My original idea was to use an RO and tap water mix so I could keep things like Cardinals, but following advice on here regarding captive bread fish not minding hard water etc. etc. I’m thinking I may just use tap water. 

(My tap water figure from the water company is around 11 KH.)

With that in mind, is there an ideal KH for plants, or are they not bothered?

I won’t actually be measuring KH, as I plan to test TDS as it’s more accurate. How are people here who also just use tap water allowing for the fluctuations in KH from their supply? Mine can vary from 6-12 apparently. 

Cheers


----------



## Tim Harrison (24 Mar 2018)

Tap water will be fine.
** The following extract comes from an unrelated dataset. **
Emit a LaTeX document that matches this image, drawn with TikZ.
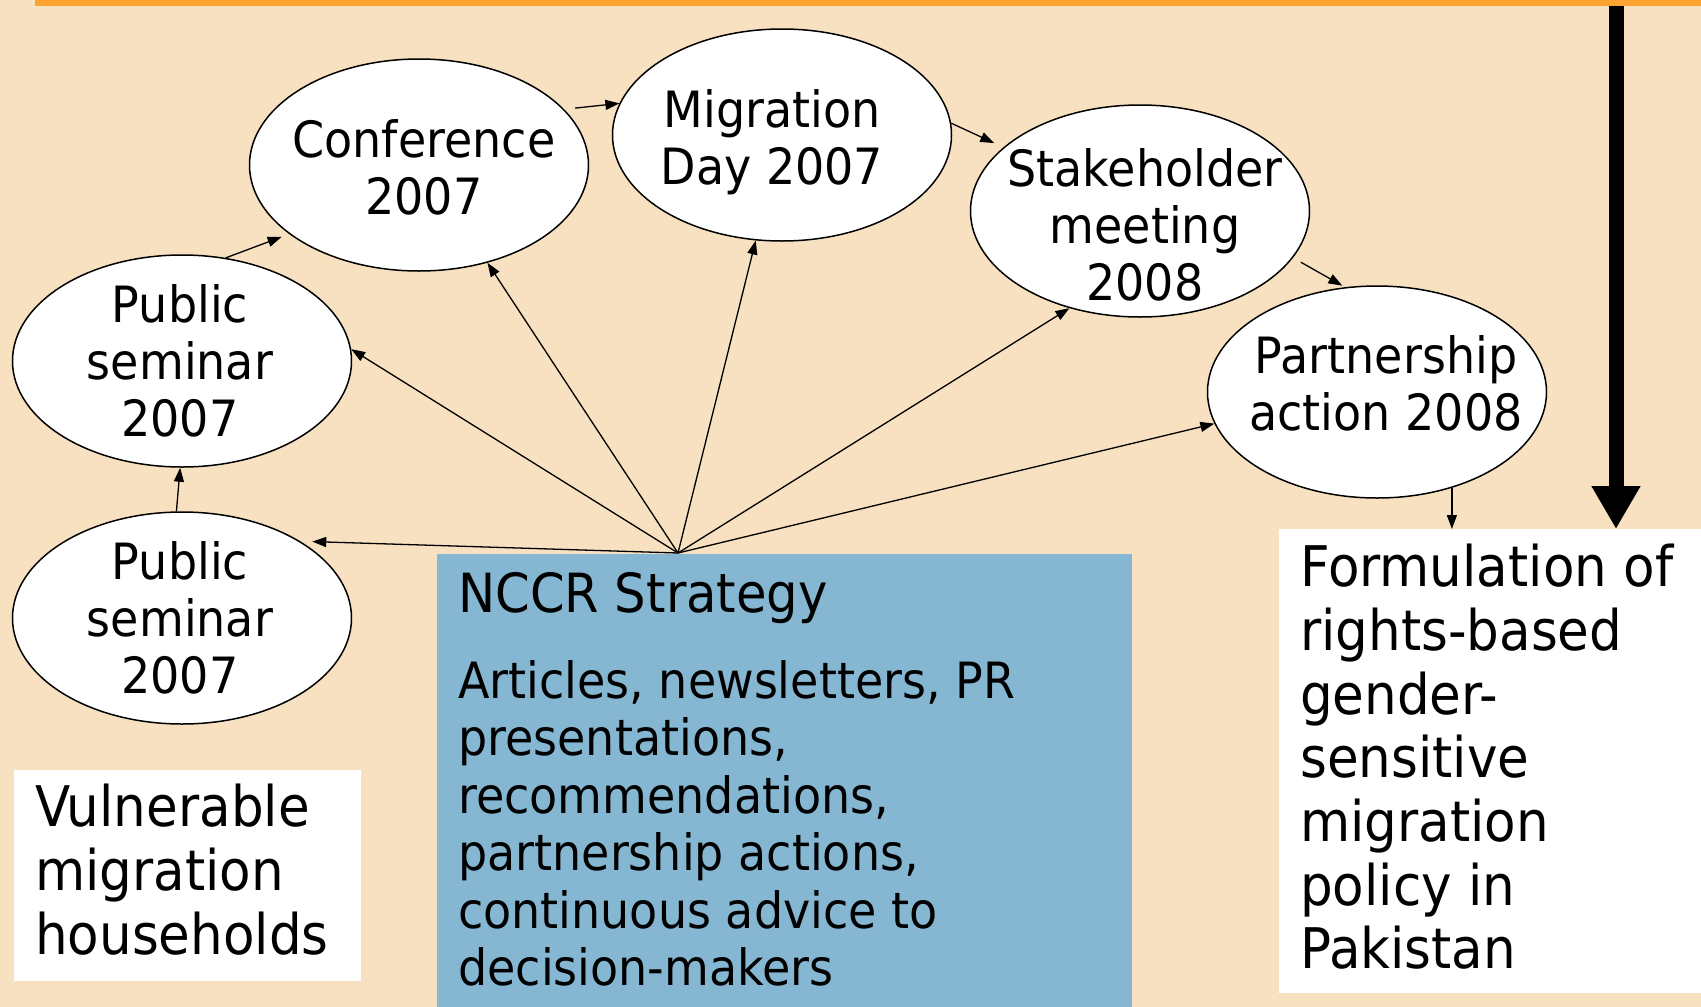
\documentclass[tikz,border=0pt]{standalone}
\usepackage{fontspec}
\setmainfont{DejaVu Sans}[FakeStretch=0.92]
\usetikzlibrary{shapes.geometric,arrows.meta,calc}
\definecolor{bg}{RGB}{247,225,192}
\definecolor{topline}{RGB}{253,163,50}
\definecolor{nccrblue}{RGB}{133,183,210}
\begin{document}
\begin{tikzpicture}[x=1pt,y=-1pt,
  ev/.style={ellipse, draw, line width=1.5pt, fill=white, minimum width=339pt, minimum height=212pt, inner sep=0pt},
  evtext/.style={inner sep=0pt, align=center, font=\fontsize{50pt}{57pt}\selectfont},
  thinarrow/.style={-{Triangle[length=14pt,width=10pt]}, line width=1.3pt},
  txt/.style={anchor=north west, inner sep=0pt, align=left}
]
\useasboundingbox (0,0) rectangle (1701,1007);
\fill[bg] (0,0) rectangle (1701,1007);
\fill[topline] (35,0) rectangle (1701,6);

\node[ev] (ps1) at (182,618) {};
\node[ev] (ps2) at (182,361) {};
\node[ev] (conf) at (419,165) {};
\node[ev] (mig) at (782,135) {};
\node[ev] (stake) at (1140,211) {};
\node[ev] (part) at (1377,392) {};

\node[evtext] (ps1text) at ($(ps1)+(-2,0)$) {Public\\seminar\\2007};
\node[evtext] (ps2text) at ($(ps2)+(-2,0)$) {Public\\seminar\\2007};
\node[evtext] (conftext) at ($(conf)+(5,2)$) {Conference\\2007};
\node[evtext] (migtext) at ($(mig)+(-10,7)$) {Migration\\Day 2007};
\node[evtext] (staketext) at ($(stake)+(5,14)$) {Stakeholder\\meeting\\2008};
\node[evtext] (parttext) at ($(part)+(9,-9)$) {Partnership\\action 2008};

\node[fill=nccrblue, anchor=north west, minimum width=694.5pt, minimum height=453pt, inner sep=0pt] (nccr) at (437,554) {};
\node[txt, font=\fontsize{54pt}{60pt}\selectfont] (nccrhead) at (458,572) {NCCR Strategy};
\node[txt, font=\fontsize{50pt}{57.5pt}\selectfont] (nccrbody) at (458,660) {Articles, newsletters, PR\\presentations,\\recommendations,\\partnership actions,\\continuous advice to\\decision-makers};

\node[fill=white, anchor=north west, minimum width=347pt, minimum height=211pt, inner sep=0pt] (vul) at (14,770) {};
\node[txt, font=\fontsize{56pt}{64pt}\selectfont] (vultext) at (35,784) {Vulnerable\\migration\\households};

\node[fill=white, anchor=north west, minimum width=422pt, minimum height=464pt, inner sep=0pt] (form) at (1279,529) {};
\node[txt, font=\fontsize{56pt}{63.7pt}\selectfont] (formtext) at (1300,544) {Formulation of\\rights-based\\gender-\\sensitive\\migration\\policy in\\Pakistan};

\coordinate (src) at (678,553);
\draw[thinarrow, shorten >=12pt] (src) -- (ps1.33.5);
\draw[thinarrow] (src) -- (ps2.4.6);
\draw[thinarrow] (src) -- (conf.-55);
\draw[thinarrow] (src) -- (mig.-104);
\draw[thinarrow] (src) -- (stake.-126);
\draw[thinarrow] (src) -- (part.191);

\draw[thinarrow] (ps1.93) -- (ps2.-91);
\draw[thinarrow, shorten >=8pt] (ps2.67) -- (conf.208.4);
\draw[thinarrow, shorten <=11pt] (conf.21) -- (mig.169.5);
\draw[thinarrow, shorten >=10pt] (mig.4.7) -- (stake.155.7);
\draw[thinarrow, shorten <=9pt, shorten >=3pt] (stake.-17) -- (part.107.6);
\draw[thinarrow] (part.-52) -- (part.-52 |- form.north);

\coordinate (bigtop) at (1616,6);
\draw[line width=15pt, -{Triangle[length=43pt,width=46pt]}] (bigtop) -- (bigtop |- form.north);
\end{tikzpicture}
\end{document}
I've always lived in very hard water areas and haven't really had any problems growing plants, or keeping aquatic critters, even the supposedly soft water species.
I wouldn't worry unduly about water chemistry, what's far more important is CO2 implementation, and maintaining a clean tank and filter. 
Better to just concentrate on growing healthy plants, the rest will take care of itself.


----------



## Edvet (24 Mar 2018)

Wild caught fish from soft water areas will benefit from soft water, both in behaviour and breeding succes, there are some plants that will thrive soft water too, but those  are more rare. In general you can use tap (if not extreme) for most uses, sometime you will find something doesn't thrive, but if all else is doing fine just  try something else.


----------



## Twisted Melon (24 Mar 2018)

Probably a silly question, but I’m presuming the water I put into the tank needs to be roughly the same temp as the tank water?


----------



## Tim Harrison (24 Mar 2018)

That's always ideal, that is if you want to avoid stressing your critters through thermal shock. 
That said, a couple of degrees shouldn't make too much difference; healthy critters can be fairly tolerant of sudden changing temp within reason.
They sometimes experience diurnal changes in temp and water chemistry in nature.


----------



## Twisted Melon (24 Mar 2018)

Is there an ideal temp for plants?


----------



## Tim Harrison (24 Mar 2018)

It depends on the species really. But it's more important to consider the temp that tropical critters are comfortable at. 
Around 76 degrees F or 25 degrees C, give or take, works well for both.


----------



## Twisted Melon (24 Mar 2018)

Perfect. Thanks muchly.


----------



## Edvet (25 Mar 2018)

I  believe you can go a bit lower. 22 celcius. Also in nature big temperature swing are possible, so i am not that worried about that, I have a big tank, but every now and then i just throw the gardenhose in it and let it run a few hours, getting a lot of clean and cool water in it.


----------